** What is expected **
Faithfully return all lines, omitting every embedded picture.

** Given data **
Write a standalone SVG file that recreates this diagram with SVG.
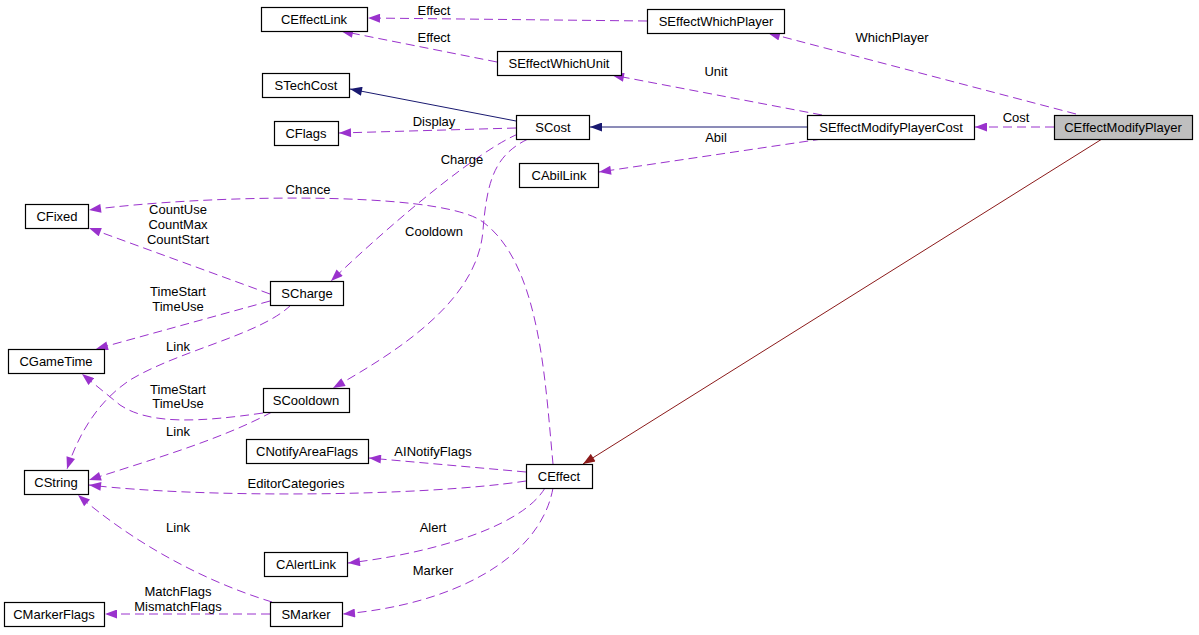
<svg xmlns="http://www.w3.org/2000/svg" width="1199" height="635" viewBox="0 0 1199 635">
<style>
text{font-family:"Liberation Sans",Arial,sans-serif;font-size:13px;fill:#000;text-anchor:middle}
.n rect{fill:#fff;stroke:#000;stroke-width:1.2}
.root rect{fill:#bfbfbf}
.e path{fill:none;stroke:#9a32cd;stroke-width:1;stroke-dasharray:9,5;marker-end:url(#ap)}
.e path.nv{stroke:#191970;stroke-dasharray:none;marker-end:url(#an)}
.e path.rd{stroke:#8b1a1a;stroke-dasharray:none;marker-end:url(#ar)}
</style>
<defs>
<marker id="ap" viewBox="0 0 12 9" refX="12" refY="4.5" markerWidth="13" markerHeight="9" markerUnits="userSpaceOnUse" orient="auto"><path d="M0,0L12,4.5L0,9z" fill="#9a32cd"/></marker>
<marker id="an" viewBox="0 0 12 9" refX="12" refY="4.5" markerWidth="13" markerHeight="9" markerUnits="userSpaceOnUse" orient="auto"><path d="M0,0L12,4.5L0,9z" fill="#191970"/></marker>
<marker id="ar" viewBox="0 0 12 9" refX="12" refY="4.5" markerWidth="13" markerHeight="9" markerUnits="userSpaceOnUse" orient="auto"><path d="M0,0L12,4.5L0,9z" fill="#8b1a1a"/></marker>
</defs>
<rect width="1199" height="635" fill="#fff"/>
<g id="edges" class="e">
<path d="M1054,127L975,127"/><text x="1016" y="122">Cost</text>
<path d="M1076,114L768,33"/><text x="892" y="42">WhichPlayer</text>
<path d="M822,115L612,75"/><text x="716" y="76">Unit</text>
<path class="nv" d="M807,127L590,127"/>
<path d="M822,139L599,172"/><text x="716" y="142">Abil</text>
<path d="M647,21L368,18"/><text x="434" y="15">Effect</text>
<path d="M497,62L341,31"/><text x="434" y="42">Effect</text>
<path class="nv" d="M516,121L350,89"/>
<path d="M516,128L339,133"/><text x="434" y="126">Display</text>
<path d="M518,134C480,150 400,215 331,281"/><text x="462" y="164">Charge</text>
<path d="M528,139C495,155 487,180 483,230C478,300 400,350 333,388"/><text x="434" y="236">Cooldown</text>
<path class="rd" d="M1102,139L583,464"/>
<path d="M553,464C545,380 540,260 480,220C430,190 200,195 89,210"/><text x="308" y="194">Chance</text>
<path d="M270,294L89,228"/><text x="178" y="214">CountUse</text><text x="178" y="229">CountMax</text><text x="178" y="244">CountStart</text>
<path d="M270,301L96,349"/><text x="178" y="296">TimeStart</text><text x="178" y="311">TimeUse</text>
<path d="M291,305C260,335 180,350 130,380C100,400 80,430 67,469"/><text x="178" y="351">Link</text>
<path d="M263,413C200,422 150,425 120,405L82,374"/><text x="178" y="394">TimeStart</text><text x="178" y="408">TimeUse</text>
<path d="M272,412C220,440 150,460 89,480"/><text x="178" y="436">Link</text>
<path d="M526,472L369,458"/><text x="433" y="456">AINotifyFlags</text>
<path d="M526,481C420,497 200,498 89,485"/><text x="296" y="488">EditorCategories</text>
<path d="M545,488C520,530 420,555 348,563"/><text x="433" y="532">Alert</text>
<path d="M553,488C540,560 450,605 343,614"/><text x="433" y="575">Marker</text>
<path d="M272,602C200,580 130,540 78,495"/><text x="178" y="532">Link</text>
<path d="M270,614L105,614"/><text x="178" y="596">MatchFlags</text><text x="178" y="611">MismatchFlags</text>
</g>
<g id="CEffectLink" class="n"><rect x="261.5" y="7.5" width="106" height="24"/><text x="314" y="24">CEffectLink</text></g>
<g id="SEffectWhichPlayer" class="n"><rect x="647.5" y="9.5" width="137" height="24"/><text x="716" y="26">SEffectWhichPlayer</text></g>
<g id="SEffectWhichUnit" class="n"><rect x="497.5" y="51.5" width="124" height="24"/><text x="559" y="68">SEffectWhichUnit</text></g>
<g id="STechCost" class="n"><rect x="262.5" y="73.5" width="87" height="24"/><text x="306" y="90">STechCost</text></g>
<g id="CFlags" class="n"><rect x="274.5" y="121.5" width="64" height="24"/><text x="306" y="138">CFlags</text></g>
<g id="SCost" class="n"><rect x="516.5" y="115.5" width="73" height="24"/><text x="553" y="132">SCost</text></g>
<g id="SEffectModifyPlayerCost" class="n"><rect x="807.5" y="115.5" width="167" height="24"/><text x="891" y="132">SEffectModifyPlayerCost</text></g>
<g id="CEffectModifyPlayer" class="n root"><rect x="1054.5" y="115.5" width="138" height="24"/><text x="1123" y="132">CEffectModifyPlayer</text></g>
<g id="CAbilLink" class="n"><rect x="519.5" y="163.5" width="79" height="24"/><text x="559" y="180">CAbilLink</text></g>
<g id="CFixed" class="n"><rect x="25.5" y="204.5" width="63" height="24"/><text x="57" y="221">CFixed</text></g>
<g id="SCharge" class="n"><rect x="270.5" y="281.5" width="73" height="24"/><text x="307" y="298">SCharge</text></g>
<g id="CGameTime" class="n"><rect x="8.5" y="349.5" width="96" height="24"/><text x="56" y="366">CGameTime</text></g>
<g id="SCooldown" class="n"><rect x="263.5" y="388.5" width="86" height="24"/><text x="306" y="405">SCooldown</text></g>
<g id="CNotifyAreaFlags" class="n"><rect x="246.5" y="439.5" width="122" height="24"/><text x="307" y="456">CNotifyAreaFlags</text></g>
<g id="CEffect" class="n"><rect x="526.5" y="464.5" width="66" height="24"/><text x="559" y="481">CEffect</text></g>
<g id="CString" class="n"><rect x="24.5" y="470.5" width="64" height="24"/><text x="56" y="487">CString</text></g>
<g id="CAlertLink" class="n"><rect x="264.5" y="552.5" width="83" height="24"/><text x="306" y="569">CAlertLink</text></g>
<g id="CMarkerFlags" class="n"><rect x="4.5" y="602.5" width="100" height="24"/><text x="54" y="619">CMarkerFlags</text></g>
<g id="SMarker" class="n"><rect x="270.5" y="602.5" width="72" height="24"/><text x="306" y="619">SMarker</text></g>
</svg>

** Expected answer **
Write a standalone SVG file that recreates this diagram with SVG.
<svg xmlns="http://www.w3.org/2000/svg" width="1199" height="635" viewBox="0 0 1199 635">
<style>
text{font-family:"Liberation Sans",Arial,sans-serif;font-size:13px;fill:#000;text-anchor:middle}
.n rect{fill:#fff;stroke:#000;stroke-width:1.2}
.root rect{fill:#bfbfbf}
.e path{fill:none;stroke:#9a32cd;stroke-width:1;stroke-dasharray:9,5;marker-end:url(#ap)}
.e path.nv{stroke:#191970;stroke-dasharray:none;marker-end:url(#an)}
.e path.rd{stroke:#8b1a1a;stroke-dasharray:none;marker-end:url(#ar)}
</style>
<defs>
<marker id="ap" viewBox="0 0 12 9" refX="12" refY="4.5" markerWidth="13" markerHeight="9" markerUnits="userSpaceOnUse" orient="auto"><path d="M0,0L12,4.5L0,9z" fill="#9a32cd"/></marker>
<marker id="an" viewBox="0 0 12 9" refX="12" refY="4.5" markerWidth="13" markerHeight="9" markerUnits="userSpaceOnUse" orient="auto"><path d="M0,0L12,4.5L0,9z" fill="#191970"/></marker>
<marker id="ar" viewBox="0 0 12 9" refX="12" refY="4.5" markerWidth="13" markerHeight="9" markerUnits="userSpaceOnUse" orient="auto"><path d="M0,0L12,4.5L0,9z" fill="#8b1a1a"/></marker>
</defs>
<rect width="1199" height="635" fill="#fff"/>
<g id="edges" class="e">
<path d="M1054,127L975,127"/><text x="1016" y="122">Cost</text>
<path d="M1076,114L768,33"/><text x="892" y="42">WhichPlayer</text>
<path d="M822,115L612,75"/><text x="716" y="76">Unit</text>
<path class="nv" d="M807,127L590,127"/>
<path d="M822,139L599,172"/><text x="716" y="142">Abil</text>
<path d="M647,21L368,18"/><text x="434" y="15">Effect</text>
<path d="M497,62L341,31"/><text x="434" y="42">Effect</text>
<path class="nv" d="M516,121L350,89"/>
<path d="M516,128L339,133"/><text x="434" y="126">Display</text>
<path d="M518,134C480,150 400,215 331,281"/><text x="462" y="164">Charge</text>
<path d="M528,139C495,155 487,180 483,230C478,300 400,350 333,388"/><text x="434" y="236">Cooldown</text>
<path class="rd" d="M1102,139L583,464"/>
<path d="M553,464C545,380 540,260 480,220C430,190 200,195 89,210"/><text x="308" y="194">Chance</text>
<path d="M270,294L89,228"/><text x="178" y="214">CountUse</text><text x="178" y="229">CountMax</text><text x="178" y="244">CountStart</text>
<path d="M270,301L96,349"/><text x="178" y="296">TimeStart</text><text x="178" y="311">TimeUse</text>
<path d="M291,305C260,335 180,350 130,380C100,400 80,430 67,469"/><text x="178" y="351">Link</text>
<path d="M263,413C200,422 150,425 120,405L82,374"/><text x="178" y="394">TimeStart</text><text x="178" y="408">TimeUse</text>
<path d="M272,412C220,440 150,460 89,480"/><text x="178" y="436">Link</text>
<path d="M526,472L369,458"/><text x="433" y="456">AINotifyFlags</text>
<path d="M526,481C420,497 200,498 89,485"/><text x="296" y="488">EditorCategories</text>
<path d="M545,488C520,530 420,555 348,563"/><text x="433" y="532">Alert</text>
<path d="M553,488C540,560 450,605 343,614"/><text x="433" y="575">Marker</text>
<path d="M272,602C200,580 130,540 78,495"/><text x="178" y="532">Link</text>
<path d="M270,614L105,614"/><text x="178" y="596">MatchFlags</text><text x="178" y="611">MismatchFlags</text>
</g>
<g id="CEffectLink" class="n"><rect x="261.5" y="7.5" width="106" height="24"/><text x="314" y="24">CEffectLink</text></g>
<g id="SEffectWhichPlayer" class="n"><rect x="647.5" y="9.5" width="137" height="24"/><text x="716" y="26">SEffectWhichPlayer</text></g>
<g id="SEffectWhichUnit" class="n"><rect x="497.5" y="51.5" width="124" height="24"/><text x="559" y="68">SEffectWhichUnit</text></g>
<g id="STechCost" class="n"><rect x="262.5" y="73.5" width="87" height="24"/><text x="306" y="90">STechCost</text></g>
<g id="CFlags" class="n"><rect x="274.5" y="121.5" width="64" height="24"/><text x="306" y="138">CFlags</text></g>
<g id="SCost" class="n"><rect x="516.5" y="115.5" width="73" height="24"/><text x="553" y="132">SCost</text></g>
<g id="SEffectModifyPlayerCost" class="n"><rect x="807.5" y="115.5" width="167" height="24"/><text x="891" y="132">SEffectModifyPlayerCost</text></g>
<g id="CEffectModifyPlayer" class="n root"><rect x="1054.5" y="115.5" width="138" height="24"/><text x="1123" y="132">CEffectModifyPlayer</text></g>
<g id="CAbilLink" class="n"><rect x="519.5" y="163.5" width="79" height="24"/><text x="559" y="180">CAbilLink</text></g>
<g id="CFixed" class="n"><rect x="25.5" y="204.5" width="63" height="24"/><text x="57" y="221">CFixed</text></g>
<g id="SCharge" class="n"><rect x="270.5" y="281.5" width="73" height="24"/><text x="307" y="298">SCharge</text></g>
<g id="CGameTime" class="n"><rect x="8.5" y="349.5" width="96" height="24"/><text x="56" y="366">CGameTime</text></g>
<g id="SCooldown" class="n"><rect x="263.5" y="388.5" width="86" height="24"/><text x="306" y="405">SCooldown</text></g>
<g id="CNotifyAreaFlags" class="n"><rect x="246.5" y="439.5" width="122" height="24"/><text x="307" y="456">CNotifyAreaFlags</text></g>
<g id="CEffect" class="n"><rect x="526.5" y="464.5" width="66" height="24"/><text x="559" y="481">CEffect</text></g>
<g id="CString" class="n"><rect x="24.5" y="470.5" width="64" height="24"/><text x="56" y="487">CString</text></g>
<g id="CAlertLink" class="n"><rect x="264.5" y="552.5" width="83" height="24"/><text x="306" y="569">CAlertLink</text></g>
<g id="CMarkerFlags" class="n"><rect x="4.5" y="602.5" width="100" height="24"/><text x="54" y="619">CMarkerFlags</text></g>
<g id="SMarker" class="n"><rect x="270.5" y="602.5" width="72" height="24"/><text x="306" y="619">SMarker</text></g>
</svg>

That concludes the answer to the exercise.